Recently I found myself watching very late-night TV with my 20 year-old son. We were just in time to watch the latter part of the mid 1980's remake of Little Shop of Horrors.
I'll admit, that's not a film you'd automatically associate with the Feast of the Ascension, but as the closing credits rolled over the medley, my son asked me what on earth that was and where it had come from.
I explained that this version of the film was based on a theatre musical that had debuted off-Broadway but became a cult hit.
"You mean off-off-Broadway," he joked. And this notion of 'off-off-Broadway' is what comes back to me as I reflect on Jesus' ascension.
The second reading from St Paul tells us that Jesus now sits at the right hand of God in heaven - a place of honour reflecting the unity of the Father and the Son.
The Gospel then tells us that, at his ascension, Jesus promised that the same power that had sustained Him in His ministry would come down upon them, to sustain them in theirs.
The First Reading from the Acts of the Apostles then names this power as the Holy Spirit.
There is a bit of jumping around there but stay with me.
The same Spirit that animated Jesus' public ministry is the Spirit that we receive in baptism, the Spirit that draws forth from us our own lived witness to the Gospel. The Spirit that places Jesus at the right hand of God.
So, are we, if we heed the spirit and faithfully live the Gospel, destined to sit at the right hand of the Son, who is at the right hand of the Father?
The right hand of the right hand. Is this our own off-off-Broadway moment?
I don't think so. The Spirit that unites Jesus with God is the same spirit that we receive in baptism - the Spirit that we receive in fullness through confirmation. And receiving the same Spirit, we too will be united with the God that Jesus calls Father... unless we choose not to be.

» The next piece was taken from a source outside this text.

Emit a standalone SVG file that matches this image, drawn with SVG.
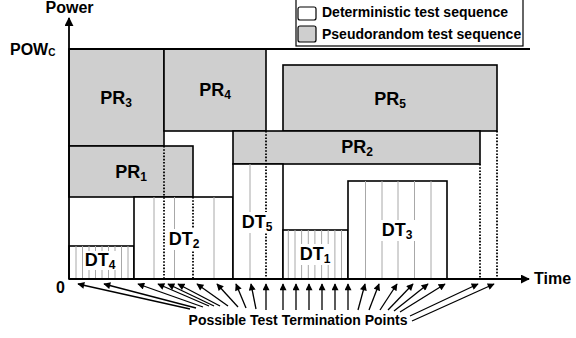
<svg xmlns="http://www.w3.org/2000/svg" width="576" height="338" viewBox="0 0 576 338">
<style>
text{font-family:"Liberation Sans",Arial,sans-serif;font-weight:bold;fill:#000}
.lbl{font-size:18px}
.sub{font-size:12px}
.pr{fill:#cfcfcf;stroke:#000;stroke-width:1.6}
.dt{fill:#fff;stroke:#000;stroke-width:1.6}
.st{stroke:#a8a8a8;stroke-width:1}
.dot{stroke:#000;stroke-width:1.8;stroke-dasharray:1.6 1.6;fill:none}
.ax{stroke:#000;stroke-width:1.8;fill:none}
.bg{fill:#fff}
.ar{stroke:#000;stroke-width:1.3;fill:none;marker-end:url(#ah)}
</style>
<defs>
<marker id="ah" viewBox="0 0 10 10" refX="9" refY="5" markerWidth="8" markerHeight="7" markerUnits="userSpaceOnUse" orient="auto">
<path d="M0,0 L10,5 L0,10 z" fill="#000"/>
</marker>
<marker id="axh" viewBox="0 0 10 10" refX="9" refY="5" markerWidth="9" markerHeight="9" markerUnits="userSpaceOnUse" orient="auto">
<path d="M0,0 L10,5 L0,10 z" fill="#000"/>
</marker>
</defs>

<g id="legend">
<rect x="296" y="-1" width="227" height="47" fill="#fff" stroke="#000" stroke-width="1.2"/>
<rect x="298" y="7" width="18" height="13" rx="2" fill="#fff" stroke="#000" stroke-width="1.2"/>
<text x="322" y="17" font-size="14">Deterministic test sequence</text>
<rect x="298" y="26" width="18" height="16" rx="2" fill="#cfcfcf" stroke="#000" stroke-width="1.2"/>
<text x="322" y="39" font-size="14">Pseudorandom test sequence</text>
</g>

<g id="pr3"><rect class="pr" x="69" y="49" width="95" height="97"/><text class="lbl" x="116" y="104" text-anchor="middle">PR<tspan class="sub" dy="3">3</tspan></text></g>
<g id="pr4"><rect class="pr" x="164" y="49" width="102" height="82"/><text class="lbl" x="215" y="96" text-anchor="middle">PR<tspan class="sub" dy="3">4</tspan></text></g>
<g id="pr5"><rect class="pr" x="283" y="65" width="214" height="66"/><text class="lbl" x="390" y="105" text-anchor="middle">PR<tspan class="sub" dy="3">5</tspan></text></g>
<g id="pr2"><rect class="pr" x="233" y="131" width="247" height="33"/><text class="lbl" x="357" y="153" text-anchor="middle">PR<tspan class="sub" dy="3">2</tspan></text></g>
<g id="pr1"><rect class="pr" x="69" y="146" width="124" height="51"/><text class="lbl" x="131" y="178" text-anchor="middle">PR<tspan class="sub" dy="3">1</tspan></text></g>

<g id="dt4">
<rect class="dt" x="69" y="246" width="65" height="33"/>
<path class="st" d="M76,246V279M82.5,246V279M89,246V279M95.5,246V279M102,246V279M108.5,246V279M115,246V279M121.5,246V279M128,246V279"/>
<rect class="bg" x="84" y="251" width="33" height="19"/>
<text class="lbl" x="100" y="266" text-anchor="middle">DT<tspan class="sub" dy="3">4</tspan></text>
</g>
<g id="dt2">
<rect class="dt" x="134" y="197" width="99" height="82"/>
<path class="st" d="M154,197V279M174.5,197V279M214,197V279"/>
</g>
<g id="dt5">
<rect class="dt" x="233" y="164" width="50" height="115"/>
<path class="st" d="M250,164V279"/>
</g>
<g id="dt1">
<rect class="dt" x="283" y="230" width="65" height="49"/>
<path class="st" d="M288.3,230V279M295,230V279M301.6,230V279M308.3,230V279M314.9,230V279M321.6,230V279M328.2,230V279M334.9,230V279M341.5,230V279"/>
</g>
<g id="dt3">
<rect class="dt" x="348" y="181" width="99" height="98"/>
<path class="st" d="M365.5,181V279M382,181V279M398,181V279M414.5,181V279M431,181V279"/>
</g>

<g id="termination-lines">
<path class="dot" d="M164,146V279M193,197V279M266,131V279M480,164V279M497,131V279"/>
</g>

<g id="dt-labels">
<rect class="bg" x="167" y="229" width="35" height="21"/>
<text class="lbl" x="184" y="245" text-anchor="middle">DT<tspan class="sub" dy="3">2</tspan></text>
<rect class="bg" x="240" y="212" width="35" height="21"/>
<text class="lbl" x="257" y="228" text-anchor="middle">DT<tspan class="sub" dy="3">5</tspan></text>
<rect class="bg" x="298" y="244" width="35" height="21"/>
<text class="lbl" x="315" y="260" text-anchor="middle">DT<tspan class="sub" dy="3">1</tspan></text>
<rect class="bg" x="380" y="220" width="35" height="21"/>
<text class="lbl" x="397" y="236" text-anchor="middle">DT<tspan class="sub" dy="3">3</tspan></text>
</g>

<g id="axes">
<path class="ax" d="M69,279V18" marker-end="url(#axh)"/>
<path class="ax" d="M69,279H529" marker-end="url(#axh)"/>
<path d="M69,49H530" stroke="#000" stroke-width="2"/>
<text x="69.5" y="13" font-size="16" text-anchor="middle">Power</text>
<text x="534" y="284" font-size="16">Time</text>
<text x="10" y="55" font-size="16">POW<tspan font-size="10" dy="1">C</tspan></text>
<text x="65" y="293" font-size="16" text-anchor="end">0</text>
</g>

<g id="connectors">
<line class="ar" x1="190" y1="309" x2="78" y2="284"/>
<line class="ar" x1="196" y1="308" x2="104" y2="284"/>
<line class="ar" x1="203" y1="307" x2="138" y2="284"/>
<line class="ar" x1="209" y1="306" x2="158" y2="284"/>
<line class="ar" x1="214" y1="306" x2="168" y2="284"/>
<line class="ar" x1="220" y1="306" x2="178" y2="284"/>
<line class="ar" x1="228" y1="306" x2="197" y2="284"/>
<line class="ar" x1="238" y1="307" x2="217" y2="284"/>
<line class="ar" x1="246" y1="308" x2="236" y2="284"/>
<line class="ar" x1="256" y1="309" x2="251" y2="284"/>
<line class="ar" x1="266" y1="310" x2="266" y2="284"/>
<line class="ar" x1="283" y1="310" x2="283" y2="284"/>
<line class="ar" x1="296" y1="310" x2="296" y2="284"/>
<line class="ar" x1="309" y1="310" x2="309" y2="284"/>
<line class="ar" x1="322" y1="310" x2="322" y2="284"/>
<line class="ar" x1="335" y1="310" x2="335" y2="284"/>
<line class="ar" x1="348" y1="310" x2="348" y2="284"/>
<line class="ar" x1="358" y1="310" x2="365" y2="284"/>
<line class="ar" x1="369" y1="310" x2="379" y2="284"/>
<line class="ar" x1="380" y1="310" x2="397" y2="284"/>
<line class="ar" x1="388" y1="310" x2="413" y2="284"/>
<line class="ar" x1="394" y1="311" x2="428" y2="284"/>
<line class="ar" x1="400" y1="312" x2="445" y2="284"/>
<line class="ar" x1="410" y1="316" x2="478" y2="284"/>
<line class="ar" x1="412" y1="321" x2="494" y2="284"/>
<text x="298" y="325" font-size="14" text-anchor="middle">Possible Test Termination Points</text>
</g>
</svg>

At his ascension the disciples were left looking up at the sky, wondering what had just happened. And what would happen next. But Jesus himself had told them. The next chapter in the story of salvation is you; "then you will be my witness."
As we celebrate the Feast of the Ascension this Sunday, I pray that the Spirit that I have received might become more consistently the spirit in which I live my life.